STATED GOAL:
Pictures stay out of the copy; restate everything else in the material exactly.

DATA LINES:
----

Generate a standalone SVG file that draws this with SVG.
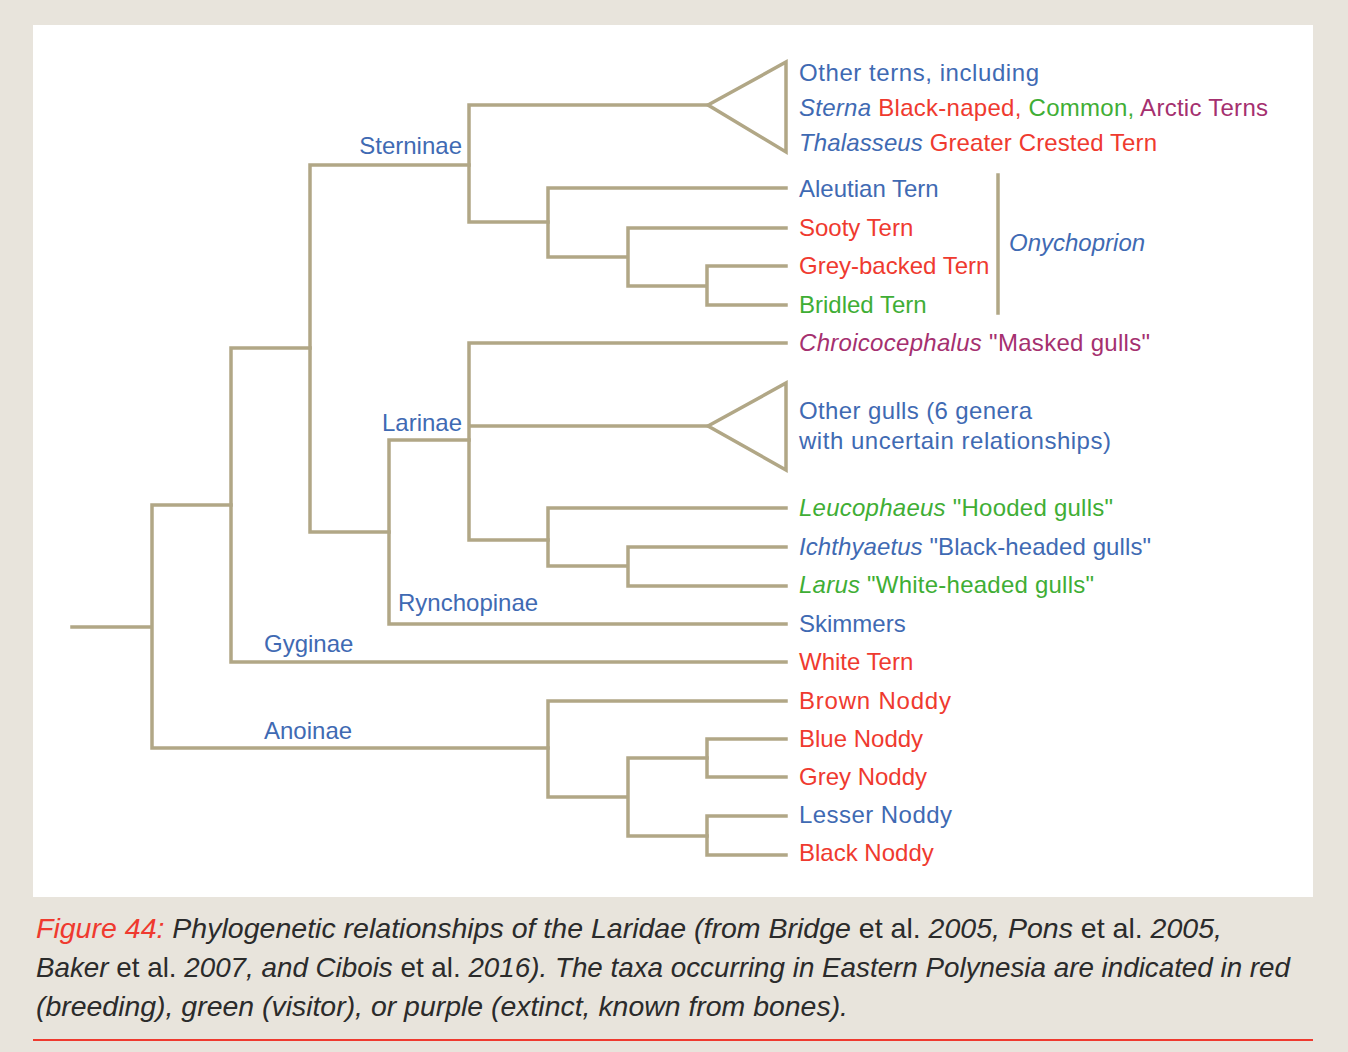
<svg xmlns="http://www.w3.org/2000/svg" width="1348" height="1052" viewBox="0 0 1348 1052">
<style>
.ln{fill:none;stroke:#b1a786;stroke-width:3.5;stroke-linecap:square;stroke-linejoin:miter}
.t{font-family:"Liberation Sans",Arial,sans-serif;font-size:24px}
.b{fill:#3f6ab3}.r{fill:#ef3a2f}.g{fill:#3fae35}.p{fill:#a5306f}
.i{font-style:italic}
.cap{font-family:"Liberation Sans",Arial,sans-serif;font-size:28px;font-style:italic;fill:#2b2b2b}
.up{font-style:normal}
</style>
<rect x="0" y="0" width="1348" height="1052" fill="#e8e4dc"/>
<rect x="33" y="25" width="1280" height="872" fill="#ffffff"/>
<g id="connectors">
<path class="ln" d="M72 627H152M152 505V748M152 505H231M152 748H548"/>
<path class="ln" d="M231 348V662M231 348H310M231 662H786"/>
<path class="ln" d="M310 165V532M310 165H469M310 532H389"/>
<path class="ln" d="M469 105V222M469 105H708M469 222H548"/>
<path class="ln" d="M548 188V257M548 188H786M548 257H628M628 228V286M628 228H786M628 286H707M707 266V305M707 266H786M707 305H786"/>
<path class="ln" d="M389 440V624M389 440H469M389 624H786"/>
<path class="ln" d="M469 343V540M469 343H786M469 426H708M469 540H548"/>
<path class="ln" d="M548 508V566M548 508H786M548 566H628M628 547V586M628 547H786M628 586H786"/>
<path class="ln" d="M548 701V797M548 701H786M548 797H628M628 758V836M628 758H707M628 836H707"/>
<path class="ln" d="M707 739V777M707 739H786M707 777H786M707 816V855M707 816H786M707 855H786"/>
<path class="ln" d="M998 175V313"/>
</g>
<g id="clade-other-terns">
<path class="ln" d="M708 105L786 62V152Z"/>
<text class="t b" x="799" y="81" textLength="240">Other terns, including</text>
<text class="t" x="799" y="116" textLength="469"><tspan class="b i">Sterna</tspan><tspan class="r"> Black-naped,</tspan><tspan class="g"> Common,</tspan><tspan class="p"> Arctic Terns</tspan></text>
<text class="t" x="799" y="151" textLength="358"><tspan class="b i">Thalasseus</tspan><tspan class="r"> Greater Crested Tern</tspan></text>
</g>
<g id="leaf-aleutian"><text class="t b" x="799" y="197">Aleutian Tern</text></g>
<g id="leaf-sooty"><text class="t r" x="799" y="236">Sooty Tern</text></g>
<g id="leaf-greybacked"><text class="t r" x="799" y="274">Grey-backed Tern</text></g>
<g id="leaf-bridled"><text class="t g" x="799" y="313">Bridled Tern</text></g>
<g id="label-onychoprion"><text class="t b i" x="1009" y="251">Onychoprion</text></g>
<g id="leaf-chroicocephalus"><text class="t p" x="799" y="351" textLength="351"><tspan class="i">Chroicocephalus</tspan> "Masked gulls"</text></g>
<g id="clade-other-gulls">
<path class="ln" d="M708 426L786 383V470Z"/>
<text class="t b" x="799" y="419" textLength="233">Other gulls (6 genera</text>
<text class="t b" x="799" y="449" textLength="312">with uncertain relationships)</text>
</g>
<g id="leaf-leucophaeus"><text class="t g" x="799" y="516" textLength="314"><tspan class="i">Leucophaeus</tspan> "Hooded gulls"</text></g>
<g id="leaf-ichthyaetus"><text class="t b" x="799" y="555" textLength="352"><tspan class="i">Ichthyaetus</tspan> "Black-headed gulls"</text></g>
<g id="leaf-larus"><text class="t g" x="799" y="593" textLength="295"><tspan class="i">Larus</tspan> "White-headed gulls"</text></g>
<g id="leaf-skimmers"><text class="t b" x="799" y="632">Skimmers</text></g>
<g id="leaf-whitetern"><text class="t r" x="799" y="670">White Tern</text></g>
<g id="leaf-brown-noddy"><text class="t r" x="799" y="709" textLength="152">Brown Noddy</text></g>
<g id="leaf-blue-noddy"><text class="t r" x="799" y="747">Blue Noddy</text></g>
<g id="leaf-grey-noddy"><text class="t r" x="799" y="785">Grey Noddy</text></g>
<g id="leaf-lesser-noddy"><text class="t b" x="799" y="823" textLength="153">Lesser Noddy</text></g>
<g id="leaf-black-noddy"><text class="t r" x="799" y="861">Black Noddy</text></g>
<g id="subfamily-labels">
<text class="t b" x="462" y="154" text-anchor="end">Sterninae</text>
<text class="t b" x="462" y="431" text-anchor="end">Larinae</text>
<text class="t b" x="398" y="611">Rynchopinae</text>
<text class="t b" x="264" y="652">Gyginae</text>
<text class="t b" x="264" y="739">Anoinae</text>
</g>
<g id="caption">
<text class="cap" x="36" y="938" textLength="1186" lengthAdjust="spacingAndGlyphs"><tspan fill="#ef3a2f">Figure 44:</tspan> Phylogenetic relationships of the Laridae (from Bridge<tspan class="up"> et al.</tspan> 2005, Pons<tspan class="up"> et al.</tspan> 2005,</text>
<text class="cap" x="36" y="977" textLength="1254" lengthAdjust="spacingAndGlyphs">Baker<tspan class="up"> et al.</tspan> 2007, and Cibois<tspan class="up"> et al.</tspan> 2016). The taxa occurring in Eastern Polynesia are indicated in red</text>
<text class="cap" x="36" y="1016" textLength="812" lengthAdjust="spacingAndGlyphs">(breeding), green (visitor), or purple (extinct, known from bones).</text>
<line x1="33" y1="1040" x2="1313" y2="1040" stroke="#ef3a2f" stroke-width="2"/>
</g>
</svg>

----

CORRECT RESPONSE:
Generate a standalone SVG file that draws this with SVG.
<svg xmlns="http://www.w3.org/2000/svg" width="1348" height="1052" viewBox="0 0 1348 1052">
<style>
.ln{fill:none;stroke:#b1a786;stroke-width:3.5;stroke-linecap:square;stroke-linejoin:miter}
.t{font-family:"Liberation Sans",Arial,sans-serif;font-size:24px}
.b{fill:#3f6ab3}.r{fill:#ef3a2f}.g{fill:#3fae35}.p{fill:#a5306f}
.i{font-style:italic}
.cap{font-family:"Liberation Sans",Arial,sans-serif;font-size:28px;font-style:italic;fill:#2b2b2b}
.up{font-style:normal}
</style>
<rect x="0" y="0" width="1348" height="1052" fill="#e8e4dc"/>
<rect x="33" y="25" width="1280" height="872" fill="#ffffff"/>
<g id="connectors">
<path class="ln" d="M72 627H152M152 505V748M152 505H231M152 748H548"/>
<path class="ln" d="M231 348V662M231 348H310M231 662H786"/>
<path class="ln" d="M310 165V532M310 165H469M310 532H389"/>
<path class="ln" d="M469 105V222M469 105H708M469 222H548"/>
<path class="ln" d="M548 188V257M548 188H786M548 257H628M628 228V286M628 228H786M628 286H707M707 266V305M707 266H786M707 305H786"/>
<path class="ln" d="M389 440V624M389 440H469M389 624H786"/>
<path class="ln" d="M469 343V540M469 343H786M469 426H708M469 540H548"/>
<path class="ln" d="M548 508V566M548 508H786M548 566H628M628 547V586M628 547H786M628 586H786"/>
<path class="ln" d="M548 701V797M548 701H786M548 797H628M628 758V836M628 758H707M628 836H707"/>
<path class="ln" d="M707 739V777M707 739H786M707 777H786M707 816V855M707 816H786M707 855H786"/>
<path class="ln" d="M998 175V313"/>
</g>
<g id="clade-other-terns">
<path class="ln" d="M708 105L786 62V152Z"/>
<text class="t b" x="799" y="81" textLength="240">Other terns, including</text>
<text class="t" x="799" y="116" textLength="469"><tspan class="b i">Sterna</tspan><tspan class="r"> Black-naped,</tspan><tspan class="g"> Common,</tspan><tspan class="p"> Arctic Terns</tspan></text>
<text class="t" x="799" y="151" textLength="358"><tspan class="b i">Thalasseus</tspan><tspan class="r"> Greater Crested Tern</tspan></text>
</g>
<g id="leaf-aleutian"><text class="t b" x="799" y="197">Aleutian Tern</text></g>
<g id="leaf-sooty"><text class="t r" x="799" y="236">Sooty Tern</text></g>
<g id="leaf-greybacked"><text class="t r" x="799" y="274">Grey-backed Tern</text></g>
<g id="leaf-bridled"><text class="t g" x="799" y="313">Bridled Tern</text></g>
<g id="label-onychoprion"><text class="t b i" x="1009" y="251">Onychoprion</text></g>
<g id="leaf-chroicocephalus"><text class="t p" x="799" y="351" textLength="351"><tspan class="i">Chroicocephalus</tspan> "Masked gulls"</text></g>
<g id="clade-other-gulls">
<path class="ln" d="M708 426L786 383V470Z"/>
<text class="t b" x="799" y="419" textLength="233">Other gulls (6 genera</text>
<text class="t b" x="799" y="449" textLength="312">with uncertain relationships)</text>
</g>
<g id="leaf-leucophaeus"><text class="t g" x="799" y="516" textLength="314"><tspan class="i">Leucophaeus</tspan> "Hooded gulls"</text></g>
<g id="leaf-ichthyaetus"><text class="t b" x="799" y="555" textLength="352"><tspan class="i">Ichthyaetus</tspan> "Black-headed gulls"</text></g>
<g id="leaf-larus"><text class="t g" x="799" y="593" textLength="295"><tspan class="i">Larus</tspan> "White-headed gulls"</text></g>
<g id="leaf-skimmers"><text class="t b" x="799" y="632">Skimmers</text></g>
<g id="leaf-whitetern"><text class="t r" x="799" y="670">White Tern</text></g>
<g id="leaf-brown-noddy"><text class="t r" x="799" y="709" textLength="152">Brown Noddy</text></g>
<g id="leaf-blue-noddy"><text class="t r" x="799" y="747">Blue Noddy</text></g>
<g id="leaf-grey-noddy"><text class="t r" x="799" y="785">Grey Noddy</text></g>
<g id="leaf-lesser-noddy"><text class="t b" x="799" y="823" textLength="153">Lesser Noddy</text></g>
<g id="leaf-black-noddy"><text class="t r" x="799" y="861">Black Noddy</text></g>
<g id="subfamily-labels">
<text class="t b" x="462" y="154" text-anchor="end">Sterninae</text>
<text class="t b" x="462" y="431" text-anchor="end">Larinae</text>
<text class="t b" x="398" y="611">Rynchopinae</text>
<text class="t b" x="264" y="652">Gyginae</text>
<text class="t b" x="264" y="739">Anoinae</text>
</g>
<g id="caption">
<text class="cap" x="36" y="938" textLength="1186" lengthAdjust="spacingAndGlyphs"><tspan fill="#ef3a2f">Figure 44:</tspan> Phylogenetic relationships of the Laridae (from Bridge<tspan class="up"> et al.</tspan> 2005, Pons<tspan class="up"> et al.</tspan> 2005,</text>
<text class="cap" x="36" y="977" textLength="1254" lengthAdjust="spacingAndGlyphs">Baker<tspan class="up"> et al.</tspan> 2007, and Cibois<tspan class="up"> et al.</tspan> 2016). The taxa occurring in Eastern Polynesia are indicated in red</text>
<text class="cap" x="36" y="1016" textLength="812" lengthAdjust="spacingAndGlyphs">(breeding), green (visitor), or purple (extinct, known from bones).</text>
<line x1="33" y1="1040" x2="1313" y2="1040" stroke="#ef3a2f" stroke-width="2"/>
</g>
</svg>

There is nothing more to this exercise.